Make sure you use a flea comb and brush your dog thoroughly and daily until it seems like the flea infestation is lessening, repeating once a week from there. While brushing your dog with the fine-toothed flea comb, dip it in soapy water whenever you encounter a flea or egg. Doing so traps the flea and prevents it from jumping away.
Let Your Dog Groom Themselves
As long as your dog isn’t grooming themself excessively to the point where they’re losing fur or injuring themself, it’s good to let your dog groom themself.
If you know your dog doesn’t have any sensitivities or allergies to flea medications and treatments, it’s okay to use them. There are a myriad of products like shampoos, collars, oral medications, and even fur sprays. Watch for any reactions after using them and stop immediately if a reaction occurs.

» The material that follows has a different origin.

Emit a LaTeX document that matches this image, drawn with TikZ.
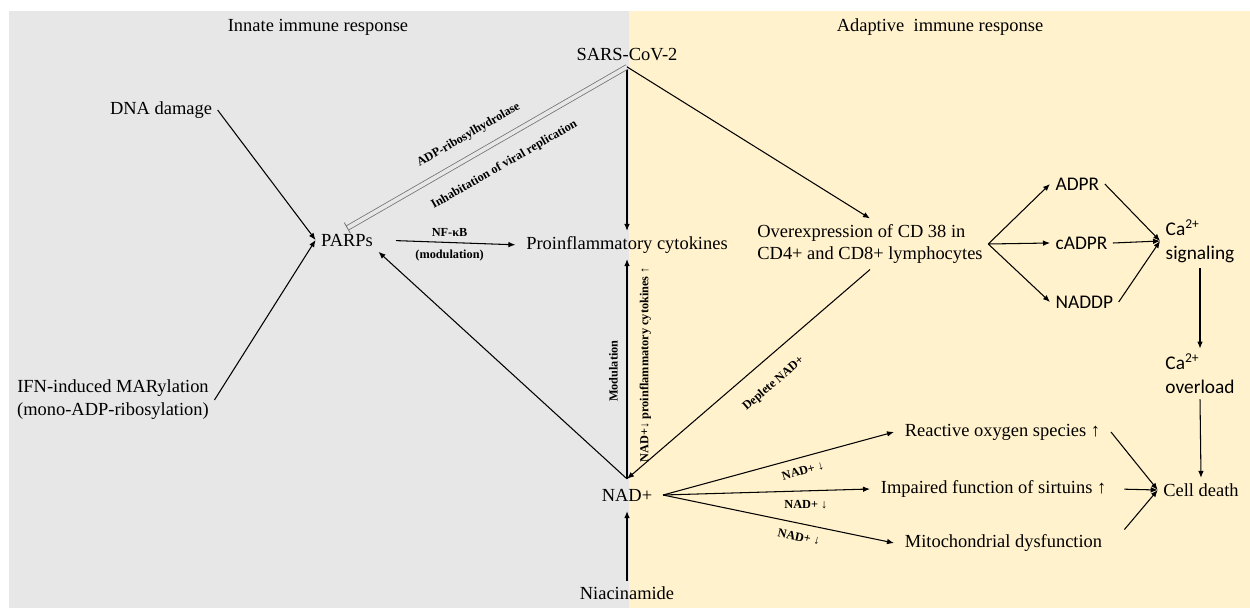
\documentclass[tikz,border=0pt]{standalone}
\usepackage{fontspec}
\setmainfont{Liberation Serif}
\newfontfamily\calibri{Carlito}
\usetikzlibrary{positioning}
\usetikzlibrary{arrows.meta}
\definecolor{innategray}{HTML}{E7E7E7}
\definecolor{adaptyellow}{HTML}{FFF2CC}

\begin{document}
\begin{tikzpicture}[
  x=0.02cm, y=-0.02cm,
  txt/.style={font=\fontsize{10.5}{13}\selectfont, inner sep=3pt, align=center},
  sans/.style={font=\calibri\fontsize{11}{13.5}\selectfont, inner sep=3pt, align=left},
  lbl/.style={font=\bfseries\fontsize{7}{8}\selectfont, inner sep=1pt},
  arrow/.style={-{Latex[length=4pt,width=3.2pt]}, line width=0.6pt},
  backarrow/.style={{Latex[length=4pt,width=3.2pt]}-, line width=0.6pt},
  inhib/.style={draw=black!55, line width=0.45pt, double=innategray, double distance=2.2pt, {Bar[width=7pt]}-}
]
  \useasboundingbox (0,0) rectangle (1250,608);
  % Hintergrund
  \fill[innategray] (9,11) rectangle (629,608);
  \fill[adaptyellow] (629,11) rectangle (1250,608);

  \node[txt] (innate) at (318,27) {Innate immune response};
  \node[txt] (adaptive) at (940,27) {Adaptive~ immune response};

  % Angeborene Antwort
  \node[txt] (sars) at (627,55) {SARS-CoV-2};
  \node[txt] (dna) at (161,110) {DNA damage};
  \node[txt] (ifn) at (113,400) {IFN-induced MARylation\\(mono-ADP-ribosylation)};
  \node[txt] (parps) at (347,240) {PARPs};
  \node[txt] (cyto) at (627,245) {Proinflammatory cytokines};
  \node[txt, inner xsep=6pt, inner ysep=5.5pt] (nad) at (627,495) {NAD+};
  \node[txt] (niacin) at (627,593) {Niacinamide};

  \draw[arrow] (dna.east) -- (parps.west);
  \draw[arrow] (ifn.east) -- (parps.west);
  \draw[arrow, shorten <=10pt, shorten >=3pt] (parps.east) -- node[lbl, above=2pt] {NF-κB} node[lbl, below=3pt] {(modulation)} (cyto.west);
  \draw[arrow] (sars.south) -- (cyto.north);
  \draw[inhib] (parps.north) -- node[lbl, sloped, pos=0.47, above=7pt] {ADP-ribosylhydrolase} node[lbl, sloped, pos=0.52, below=9pt] {Inhabitation of viral replication} (sars.south);
  \draw[arrow] (nad.north) -- node[lbl, sloped, pos=0.49, above=4pt] {Modulation} node[lbl, sloped, pos=0.52, below=6pt] {NAD+↓ proinflammatory cytokines ↑} (cyto.south);
  \draw[arrow] (nad.north) -- (parps.south east);
  \draw[arrow] (niacin.north) -- (nad.south);

  % Adaptive Antwort
  \node[txt, align=left] (cd38) at (870,244) {Overexpression of CD 38 in\\CD4+ and CD8+ lymphocytes};
  \node[sans, anchor=west] (adpr) at (1050,184) {ADPR};
  \node[sans, anchor=west] (cadpr) at (1050,243) {cADPR};
  \node[sans, anchor=west] (naddp) at (1050,302) {NADDP};
  \node[sans] (casig) at (1200,241) {Ca\textsuperscript{2+}\\signaling};
  \node[sans] (caover) at (1200,374) {Ca\textsuperscript{2+}\\overload};
  \node[txt] (death) at (1201,490) {Cell death};
  \node[txt, anchor=west, inner xsep=6pt] (ros) at (894,432) {Reactive oxygen species ↑};
  \node[txt, anchor=west, inner xsep=6pt] (sirt) at (870,489) {Impaired function of sirtuins ↑};
  \node[txt, anchor=west, inner xsep=6pt] (mito) at (894,543) {Mitochondrial dysfunction};

  \draw[arrow] (sars.south) -- (cd38.north);
  \draw[backarrow] (nad.north) -- node[lbl, sloped, pos=0.54, below=9pt] {Deplete NAD+} (cd38.south);
  \draw[arrow] (cd38.east) -- (adpr.west);
  \draw[arrow] (cd38.east) -- (cadpr.west);
  \draw[arrow] (cd38.east) -- (naddp.west);
  \draw[arrow] (adpr.east) -- (casig.west);
  \draw[arrow] (cadpr.east) -- (casig.west);
  \draw[arrow] (naddp.east) -- (casig.west);
  \draw[arrow] (casig.south) -- (caover.north);
  \draw[arrow] (caover.south) -- (death.north);

  \draw[arrow] (nad.east) -- node[lbl, sloped, pos=0.59, below=4pt] {NAD+ ↓} (ros.west);
  \draw[arrow] (nad.east) -- node[lbl, pos=0.69, below=4pt] {NAD+ ↓} (sirt.west);
  \draw[arrow] (nad.east) -- node[lbl, sloped, pos=0.6, below=4pt] {NAD+ ↓} (mito.west);
  \draw[arrow] (ros.east) -- (death.west);
  \draw[arrow, shorten <=4pt] (sirt.east) -- (death.west);
  \draw[arrow, shorten <=10pt] (mito.east) -- (death.west);
\end{tikzpicture}
\end{document}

How to Get Rid of Fleas in Your Home
Unfortunately, fleas don’t just live on your dog. Anywhere your dog goes or lays down has a great chance for fleas and eggs to fall from your dog and onto the area. This is especially an issue for beds, couches, clothing, and carpets. Because of this, you have to treat your whole house for the infestation as well.
Make sure to use a strong vacuum on all fabrics like carpet and sofas to suck up eggs and fleas that aren’t secured in places or that have died from other treatment methods.
Fleas, like lice, are sensitive to heat. Steam clean all areas, especially areas with fabrics, to help kill off fleas and their eggs.
Wash All Fabrics
Make sure to wash all clothing and bedding, especially your pet’s, in hot water and dry it on the hottest setting available. This will kill and remove fleas and eggs.
When using chemical treatments, make sure all pets and people are out of the house and opt for an aerosol spray made to kill adults, infants, and eggs.
How to get rid of fleas on dogs is a long and somewhat difficult process that requires you to treat your pet and your home, so be ready for the long haul.